Net Overloads US Patent Agency

The US Patent and Trademark Office can't hire people fast enough to keep up with skyrocketing demand for Internet patents, let alone stay current with the technology. By Jennifer Sullivan.

The latest effort to protect an Internet standard from an entrepreneur goes to the heart of what some view as a growing problem with the US Patent and Trademark Office.

Critics fear the Patent and Trademark Office (PTO) -- despite its key role in the information age -- just doesn't get the Internet.

The World Wide Web Consortium's grassroots effort to protect an open Internet standard from a private patent challenge is just the latest example of how sweeping patent awards are affecting Net technologies.

It is creating some bitter battles.

"Lately there have been an awful lot of patents that possibly interfere" with each other, said Jason Catlett, CEO of Junkbusters and a corporate consultant on privacy issues.

"In online advertising, there [have been] so many patents in the past few months it's difficult to tell which 17 patents the average patent is infringing on," Catlett said.

The trouble harks back to 1993, when Encyclopaedia Britannica's patent number US05241671, on multimedia CD-ROMs with hyperlinked text, generated an outcry in the nascent new-media industry. The patent office reexamined the patent and threw it out.

More recently, the PTO has awarded patents for actual Internet business models.

Priceline.com is defending a patent awarded for its "name-your-price" business method. Sightsound.com is fending off an effort by N2K to take down its patent on the concept of selling music downloads over the Net. And Netword recently lost a court battle over a patent covering the use of keywords to represent Web addresses.

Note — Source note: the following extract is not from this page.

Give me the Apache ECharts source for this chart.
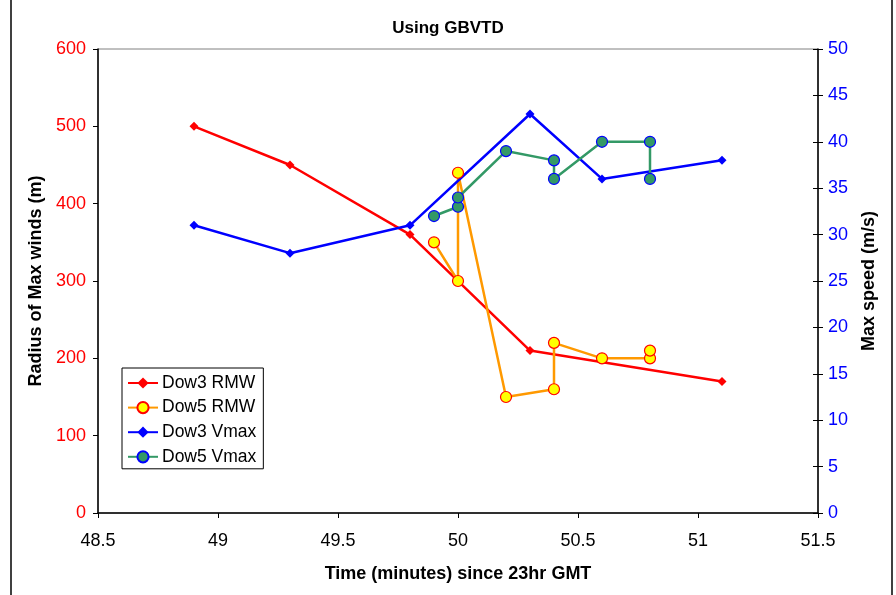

Such cases have renewed criticism of the PTO among lawyers and Net activists for having granted the likes of patent number US05491779 -- a "three-dimensional presentation of multiple data sets in unitary format with pie charts." The document grants ownership of the 3-D pie chart.

"You need to be very careful how you interpret a patent," said Todd Dickinson, acting commissioner at the patent office.

Dickinson said that most patents criticized as being too broad actually have a very narrowly defined scope. The PTO hasn't patented "the wheel," for example, but it has patented a bicycle racing wheel's hub and spoke configuration.

"We probably patent 100 [bicycle wheels] a year," Dickinson said.

That argument doesn't fly among patent lawyers.

"Why not apply for a patent for the method of invalidating patents?" said Michael Barclay, attorney at Silicon Valley law firm Wilson, Sonsini, Goodrich & Rosati. "You can patent anything now."